§ Task instructions
Copy out, from the entries below, each line holding the string "this".

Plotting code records
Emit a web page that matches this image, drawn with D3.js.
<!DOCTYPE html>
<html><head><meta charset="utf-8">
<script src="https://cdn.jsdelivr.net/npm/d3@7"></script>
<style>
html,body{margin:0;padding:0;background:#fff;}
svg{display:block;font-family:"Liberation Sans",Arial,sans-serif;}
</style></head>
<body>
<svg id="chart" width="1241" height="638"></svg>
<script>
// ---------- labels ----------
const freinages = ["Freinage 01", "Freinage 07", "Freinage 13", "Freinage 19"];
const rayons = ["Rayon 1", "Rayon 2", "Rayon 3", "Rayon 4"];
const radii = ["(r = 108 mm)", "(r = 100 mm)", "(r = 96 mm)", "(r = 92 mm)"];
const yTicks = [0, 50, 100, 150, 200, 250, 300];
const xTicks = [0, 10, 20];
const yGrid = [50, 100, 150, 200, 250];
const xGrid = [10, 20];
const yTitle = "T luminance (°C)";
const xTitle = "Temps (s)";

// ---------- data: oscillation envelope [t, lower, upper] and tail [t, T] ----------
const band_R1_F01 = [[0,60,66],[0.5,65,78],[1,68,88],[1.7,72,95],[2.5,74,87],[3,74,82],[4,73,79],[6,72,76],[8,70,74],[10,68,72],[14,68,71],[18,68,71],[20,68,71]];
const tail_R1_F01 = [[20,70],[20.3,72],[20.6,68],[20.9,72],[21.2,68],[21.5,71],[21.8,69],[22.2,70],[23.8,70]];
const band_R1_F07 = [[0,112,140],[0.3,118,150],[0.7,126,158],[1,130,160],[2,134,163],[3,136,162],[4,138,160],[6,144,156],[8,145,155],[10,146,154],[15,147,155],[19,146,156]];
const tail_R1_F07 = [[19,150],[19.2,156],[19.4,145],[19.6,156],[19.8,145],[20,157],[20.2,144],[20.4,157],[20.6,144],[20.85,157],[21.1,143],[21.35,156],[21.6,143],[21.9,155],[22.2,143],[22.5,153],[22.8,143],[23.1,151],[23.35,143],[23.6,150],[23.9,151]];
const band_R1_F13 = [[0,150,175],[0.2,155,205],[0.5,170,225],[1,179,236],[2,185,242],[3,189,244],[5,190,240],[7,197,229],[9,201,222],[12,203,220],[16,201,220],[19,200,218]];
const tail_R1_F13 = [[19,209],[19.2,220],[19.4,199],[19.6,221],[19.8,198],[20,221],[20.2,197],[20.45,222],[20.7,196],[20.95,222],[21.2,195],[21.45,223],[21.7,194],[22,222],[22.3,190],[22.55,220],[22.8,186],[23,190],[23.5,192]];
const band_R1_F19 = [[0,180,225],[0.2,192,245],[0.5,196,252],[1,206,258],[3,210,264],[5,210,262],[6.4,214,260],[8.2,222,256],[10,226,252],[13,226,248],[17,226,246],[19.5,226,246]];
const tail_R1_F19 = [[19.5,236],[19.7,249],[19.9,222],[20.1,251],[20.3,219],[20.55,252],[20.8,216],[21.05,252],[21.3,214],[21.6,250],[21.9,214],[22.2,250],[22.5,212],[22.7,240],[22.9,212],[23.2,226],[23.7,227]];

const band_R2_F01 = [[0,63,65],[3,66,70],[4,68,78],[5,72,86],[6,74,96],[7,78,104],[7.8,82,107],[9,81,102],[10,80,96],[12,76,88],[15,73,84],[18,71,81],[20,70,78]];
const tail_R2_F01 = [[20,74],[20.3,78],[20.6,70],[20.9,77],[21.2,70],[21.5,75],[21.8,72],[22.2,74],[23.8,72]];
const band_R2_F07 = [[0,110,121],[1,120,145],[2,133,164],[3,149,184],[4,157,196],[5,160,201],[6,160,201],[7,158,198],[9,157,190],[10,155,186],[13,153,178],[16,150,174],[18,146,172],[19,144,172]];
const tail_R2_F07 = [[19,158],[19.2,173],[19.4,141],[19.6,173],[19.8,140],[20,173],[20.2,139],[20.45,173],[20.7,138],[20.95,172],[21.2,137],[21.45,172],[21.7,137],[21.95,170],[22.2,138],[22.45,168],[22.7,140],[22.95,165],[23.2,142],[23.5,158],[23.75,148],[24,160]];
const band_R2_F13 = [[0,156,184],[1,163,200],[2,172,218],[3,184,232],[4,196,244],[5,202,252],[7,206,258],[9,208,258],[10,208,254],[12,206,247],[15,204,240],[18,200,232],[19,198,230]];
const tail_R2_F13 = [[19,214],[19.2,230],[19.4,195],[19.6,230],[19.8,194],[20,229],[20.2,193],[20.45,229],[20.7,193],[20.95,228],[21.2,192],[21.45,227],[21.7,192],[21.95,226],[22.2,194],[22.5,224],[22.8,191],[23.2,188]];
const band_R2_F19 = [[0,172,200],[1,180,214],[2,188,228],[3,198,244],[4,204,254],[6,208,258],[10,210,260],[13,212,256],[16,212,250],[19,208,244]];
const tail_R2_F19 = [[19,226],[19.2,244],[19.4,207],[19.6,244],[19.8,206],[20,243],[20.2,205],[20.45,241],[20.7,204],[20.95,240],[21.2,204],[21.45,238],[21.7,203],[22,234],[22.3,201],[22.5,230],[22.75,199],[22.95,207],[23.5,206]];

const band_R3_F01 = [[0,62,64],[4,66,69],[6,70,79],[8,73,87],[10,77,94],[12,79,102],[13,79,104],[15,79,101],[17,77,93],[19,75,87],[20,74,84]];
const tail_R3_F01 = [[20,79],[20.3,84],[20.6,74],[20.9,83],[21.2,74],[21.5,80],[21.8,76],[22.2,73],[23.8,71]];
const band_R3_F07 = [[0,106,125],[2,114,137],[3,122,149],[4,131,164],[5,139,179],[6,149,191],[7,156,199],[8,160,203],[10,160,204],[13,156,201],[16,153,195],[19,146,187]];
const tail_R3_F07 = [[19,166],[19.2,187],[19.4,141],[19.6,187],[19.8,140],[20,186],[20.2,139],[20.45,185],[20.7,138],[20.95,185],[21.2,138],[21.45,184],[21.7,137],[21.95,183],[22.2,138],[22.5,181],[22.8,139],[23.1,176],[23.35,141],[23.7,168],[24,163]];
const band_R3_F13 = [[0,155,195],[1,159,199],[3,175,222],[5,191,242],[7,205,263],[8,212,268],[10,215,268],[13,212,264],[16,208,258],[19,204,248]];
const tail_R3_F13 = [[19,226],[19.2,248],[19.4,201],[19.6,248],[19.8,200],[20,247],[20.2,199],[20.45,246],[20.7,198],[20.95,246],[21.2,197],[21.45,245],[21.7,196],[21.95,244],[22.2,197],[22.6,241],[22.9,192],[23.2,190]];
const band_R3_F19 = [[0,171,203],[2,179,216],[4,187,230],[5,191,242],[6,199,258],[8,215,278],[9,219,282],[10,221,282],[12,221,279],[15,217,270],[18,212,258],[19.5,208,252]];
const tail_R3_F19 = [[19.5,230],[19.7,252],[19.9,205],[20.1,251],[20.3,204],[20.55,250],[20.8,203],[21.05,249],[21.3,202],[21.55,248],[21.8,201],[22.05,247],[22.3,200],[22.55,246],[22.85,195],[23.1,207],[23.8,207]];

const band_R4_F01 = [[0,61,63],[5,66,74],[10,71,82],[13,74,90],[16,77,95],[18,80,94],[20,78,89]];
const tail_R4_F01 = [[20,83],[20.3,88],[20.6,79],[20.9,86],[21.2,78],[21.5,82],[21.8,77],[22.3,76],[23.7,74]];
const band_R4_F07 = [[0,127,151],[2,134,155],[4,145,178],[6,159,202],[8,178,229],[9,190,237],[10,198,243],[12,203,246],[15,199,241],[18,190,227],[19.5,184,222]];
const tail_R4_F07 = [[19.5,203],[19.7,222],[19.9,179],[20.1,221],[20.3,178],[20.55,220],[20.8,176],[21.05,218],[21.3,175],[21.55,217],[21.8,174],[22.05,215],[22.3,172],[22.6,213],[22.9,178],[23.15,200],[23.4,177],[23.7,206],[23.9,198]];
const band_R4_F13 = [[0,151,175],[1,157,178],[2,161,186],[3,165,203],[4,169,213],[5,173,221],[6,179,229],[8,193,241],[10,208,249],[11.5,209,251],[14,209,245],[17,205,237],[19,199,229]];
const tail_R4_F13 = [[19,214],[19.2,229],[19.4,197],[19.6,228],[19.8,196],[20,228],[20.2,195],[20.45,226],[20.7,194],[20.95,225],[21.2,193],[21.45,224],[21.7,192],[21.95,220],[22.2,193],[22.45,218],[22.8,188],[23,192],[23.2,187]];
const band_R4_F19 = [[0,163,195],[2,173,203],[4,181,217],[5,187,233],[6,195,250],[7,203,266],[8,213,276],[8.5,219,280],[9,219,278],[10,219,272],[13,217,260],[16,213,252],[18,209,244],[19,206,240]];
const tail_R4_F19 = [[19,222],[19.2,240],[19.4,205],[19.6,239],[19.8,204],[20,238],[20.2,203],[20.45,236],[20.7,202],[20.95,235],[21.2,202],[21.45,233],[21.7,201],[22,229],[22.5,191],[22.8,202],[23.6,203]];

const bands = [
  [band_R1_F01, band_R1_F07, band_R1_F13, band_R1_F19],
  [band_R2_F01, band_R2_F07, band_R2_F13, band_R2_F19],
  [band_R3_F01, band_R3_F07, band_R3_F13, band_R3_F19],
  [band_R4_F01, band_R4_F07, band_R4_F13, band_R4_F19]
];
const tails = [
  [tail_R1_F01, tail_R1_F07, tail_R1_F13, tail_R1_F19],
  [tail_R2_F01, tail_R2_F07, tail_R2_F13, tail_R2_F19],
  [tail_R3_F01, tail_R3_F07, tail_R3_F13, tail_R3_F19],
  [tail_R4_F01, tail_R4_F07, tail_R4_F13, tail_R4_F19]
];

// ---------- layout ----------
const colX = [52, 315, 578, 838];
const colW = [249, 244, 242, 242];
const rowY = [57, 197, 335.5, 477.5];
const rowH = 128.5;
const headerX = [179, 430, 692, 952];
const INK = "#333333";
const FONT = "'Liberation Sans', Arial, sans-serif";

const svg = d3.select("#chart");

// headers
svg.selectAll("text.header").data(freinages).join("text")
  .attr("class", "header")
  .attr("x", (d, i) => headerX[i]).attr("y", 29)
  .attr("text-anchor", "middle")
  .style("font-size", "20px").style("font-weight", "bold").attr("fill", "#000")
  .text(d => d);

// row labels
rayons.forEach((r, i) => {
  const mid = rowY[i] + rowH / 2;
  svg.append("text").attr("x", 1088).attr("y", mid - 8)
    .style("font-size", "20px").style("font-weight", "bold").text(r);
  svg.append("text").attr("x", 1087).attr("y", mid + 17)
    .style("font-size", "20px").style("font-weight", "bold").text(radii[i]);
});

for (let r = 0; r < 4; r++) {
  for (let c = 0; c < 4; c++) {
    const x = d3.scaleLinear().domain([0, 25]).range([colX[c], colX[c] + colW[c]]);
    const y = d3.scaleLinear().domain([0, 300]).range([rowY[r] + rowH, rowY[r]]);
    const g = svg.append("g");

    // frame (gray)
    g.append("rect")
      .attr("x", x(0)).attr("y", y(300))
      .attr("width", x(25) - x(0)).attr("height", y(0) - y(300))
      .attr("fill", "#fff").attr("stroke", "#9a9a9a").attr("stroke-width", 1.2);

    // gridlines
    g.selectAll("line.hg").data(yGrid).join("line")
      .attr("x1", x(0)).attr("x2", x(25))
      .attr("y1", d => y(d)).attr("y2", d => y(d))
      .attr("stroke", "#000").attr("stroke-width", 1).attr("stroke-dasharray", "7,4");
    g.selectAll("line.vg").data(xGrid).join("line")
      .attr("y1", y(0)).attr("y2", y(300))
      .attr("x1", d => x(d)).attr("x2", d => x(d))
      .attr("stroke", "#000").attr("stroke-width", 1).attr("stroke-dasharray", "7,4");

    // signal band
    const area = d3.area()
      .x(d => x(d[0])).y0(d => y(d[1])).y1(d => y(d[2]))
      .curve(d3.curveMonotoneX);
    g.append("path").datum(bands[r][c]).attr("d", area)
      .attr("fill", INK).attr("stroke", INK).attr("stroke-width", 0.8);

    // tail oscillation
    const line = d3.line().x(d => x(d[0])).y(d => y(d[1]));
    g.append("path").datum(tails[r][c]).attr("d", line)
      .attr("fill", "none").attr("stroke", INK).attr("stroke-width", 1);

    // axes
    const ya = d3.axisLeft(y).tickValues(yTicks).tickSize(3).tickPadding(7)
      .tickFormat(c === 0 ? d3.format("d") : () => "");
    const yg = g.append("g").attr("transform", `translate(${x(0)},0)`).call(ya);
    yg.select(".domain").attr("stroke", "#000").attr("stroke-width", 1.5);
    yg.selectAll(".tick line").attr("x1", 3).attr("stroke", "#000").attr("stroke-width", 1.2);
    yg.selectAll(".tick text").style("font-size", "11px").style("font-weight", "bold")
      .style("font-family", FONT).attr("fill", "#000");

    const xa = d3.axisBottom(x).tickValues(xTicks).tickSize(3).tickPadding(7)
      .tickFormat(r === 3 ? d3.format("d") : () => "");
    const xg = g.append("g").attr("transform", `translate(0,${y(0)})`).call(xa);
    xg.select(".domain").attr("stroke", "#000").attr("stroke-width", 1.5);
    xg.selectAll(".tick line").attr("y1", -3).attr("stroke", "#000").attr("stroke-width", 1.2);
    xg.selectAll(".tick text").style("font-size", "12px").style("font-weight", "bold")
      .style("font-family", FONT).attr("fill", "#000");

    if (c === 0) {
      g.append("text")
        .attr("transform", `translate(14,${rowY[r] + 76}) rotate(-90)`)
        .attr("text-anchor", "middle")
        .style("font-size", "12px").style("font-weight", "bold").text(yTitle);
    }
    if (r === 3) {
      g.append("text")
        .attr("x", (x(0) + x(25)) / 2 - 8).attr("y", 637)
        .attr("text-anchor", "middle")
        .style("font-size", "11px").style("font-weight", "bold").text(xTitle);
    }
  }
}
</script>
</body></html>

==

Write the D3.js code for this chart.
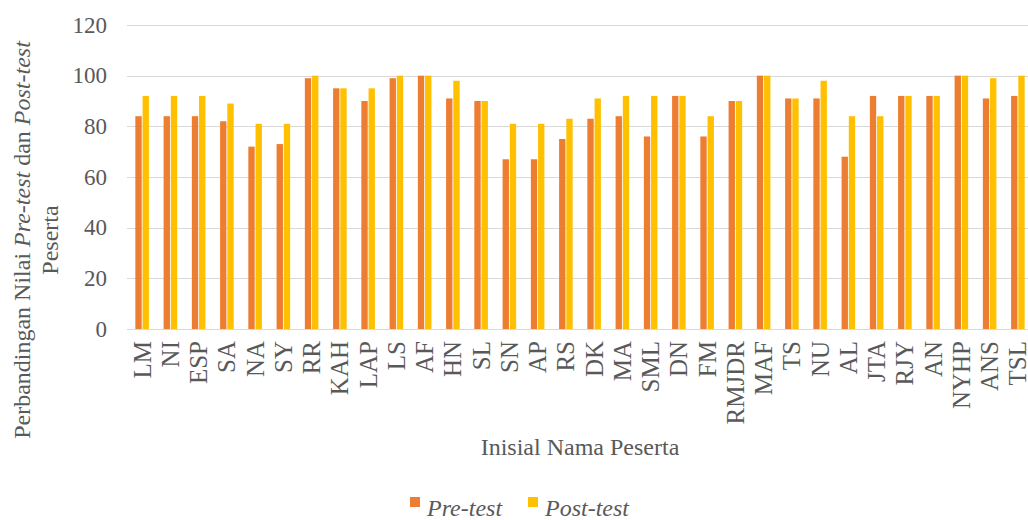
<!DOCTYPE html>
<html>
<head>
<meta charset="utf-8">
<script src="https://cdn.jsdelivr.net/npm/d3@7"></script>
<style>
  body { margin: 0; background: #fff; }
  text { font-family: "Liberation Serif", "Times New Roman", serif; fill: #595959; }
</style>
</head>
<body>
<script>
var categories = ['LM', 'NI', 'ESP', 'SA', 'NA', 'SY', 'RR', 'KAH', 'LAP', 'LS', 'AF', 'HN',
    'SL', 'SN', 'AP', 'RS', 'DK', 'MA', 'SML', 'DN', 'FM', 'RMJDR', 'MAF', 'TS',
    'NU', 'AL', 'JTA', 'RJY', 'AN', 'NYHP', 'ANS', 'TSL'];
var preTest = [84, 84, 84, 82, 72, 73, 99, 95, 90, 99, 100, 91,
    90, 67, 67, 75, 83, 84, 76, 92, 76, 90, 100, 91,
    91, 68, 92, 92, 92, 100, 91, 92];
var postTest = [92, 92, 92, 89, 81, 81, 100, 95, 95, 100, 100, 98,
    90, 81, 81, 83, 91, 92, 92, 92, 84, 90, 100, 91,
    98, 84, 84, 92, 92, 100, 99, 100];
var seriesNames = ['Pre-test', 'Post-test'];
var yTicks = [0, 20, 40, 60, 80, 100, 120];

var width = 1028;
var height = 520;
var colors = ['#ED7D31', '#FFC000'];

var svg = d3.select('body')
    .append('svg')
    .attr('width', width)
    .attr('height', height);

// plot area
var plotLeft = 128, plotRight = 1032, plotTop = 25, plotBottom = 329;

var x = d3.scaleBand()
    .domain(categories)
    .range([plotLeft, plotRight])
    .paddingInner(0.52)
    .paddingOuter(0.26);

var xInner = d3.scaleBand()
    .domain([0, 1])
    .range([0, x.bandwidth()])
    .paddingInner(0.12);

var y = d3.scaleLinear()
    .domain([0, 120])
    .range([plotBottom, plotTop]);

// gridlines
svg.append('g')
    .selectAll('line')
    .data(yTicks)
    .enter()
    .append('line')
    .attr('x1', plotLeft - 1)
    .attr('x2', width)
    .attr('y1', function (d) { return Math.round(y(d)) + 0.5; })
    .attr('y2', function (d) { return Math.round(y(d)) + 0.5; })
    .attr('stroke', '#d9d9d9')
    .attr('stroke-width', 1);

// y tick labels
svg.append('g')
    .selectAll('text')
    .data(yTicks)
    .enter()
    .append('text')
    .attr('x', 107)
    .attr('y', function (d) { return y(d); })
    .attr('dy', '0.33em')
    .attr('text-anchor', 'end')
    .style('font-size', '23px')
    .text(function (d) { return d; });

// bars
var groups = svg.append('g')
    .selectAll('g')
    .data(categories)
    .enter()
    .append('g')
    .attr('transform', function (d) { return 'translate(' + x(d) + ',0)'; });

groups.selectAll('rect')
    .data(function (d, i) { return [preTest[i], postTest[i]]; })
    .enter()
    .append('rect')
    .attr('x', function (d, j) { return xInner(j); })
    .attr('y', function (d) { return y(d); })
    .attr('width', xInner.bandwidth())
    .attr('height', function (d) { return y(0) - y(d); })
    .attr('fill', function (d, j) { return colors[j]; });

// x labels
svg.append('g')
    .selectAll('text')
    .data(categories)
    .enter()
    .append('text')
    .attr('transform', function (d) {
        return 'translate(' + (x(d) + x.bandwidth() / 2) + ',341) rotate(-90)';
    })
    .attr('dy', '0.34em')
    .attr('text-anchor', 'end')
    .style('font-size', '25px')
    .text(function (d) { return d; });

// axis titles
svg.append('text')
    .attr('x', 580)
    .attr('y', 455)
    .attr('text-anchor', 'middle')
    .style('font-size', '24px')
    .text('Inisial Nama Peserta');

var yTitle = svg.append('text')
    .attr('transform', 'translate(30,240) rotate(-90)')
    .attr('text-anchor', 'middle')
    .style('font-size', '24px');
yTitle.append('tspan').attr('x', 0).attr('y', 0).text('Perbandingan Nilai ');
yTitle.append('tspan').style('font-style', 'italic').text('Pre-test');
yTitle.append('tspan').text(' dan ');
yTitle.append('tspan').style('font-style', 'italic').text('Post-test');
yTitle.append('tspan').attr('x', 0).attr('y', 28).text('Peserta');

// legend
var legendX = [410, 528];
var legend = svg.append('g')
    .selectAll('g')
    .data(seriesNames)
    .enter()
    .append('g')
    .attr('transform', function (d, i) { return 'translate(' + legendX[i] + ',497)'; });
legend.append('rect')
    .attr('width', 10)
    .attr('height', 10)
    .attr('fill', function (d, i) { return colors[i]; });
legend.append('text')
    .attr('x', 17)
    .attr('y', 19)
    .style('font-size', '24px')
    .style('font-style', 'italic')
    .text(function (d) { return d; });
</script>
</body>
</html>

§ The reply
Emit a web page that matches this image, drawn with D3.js.
Write the D3.js code for this chart.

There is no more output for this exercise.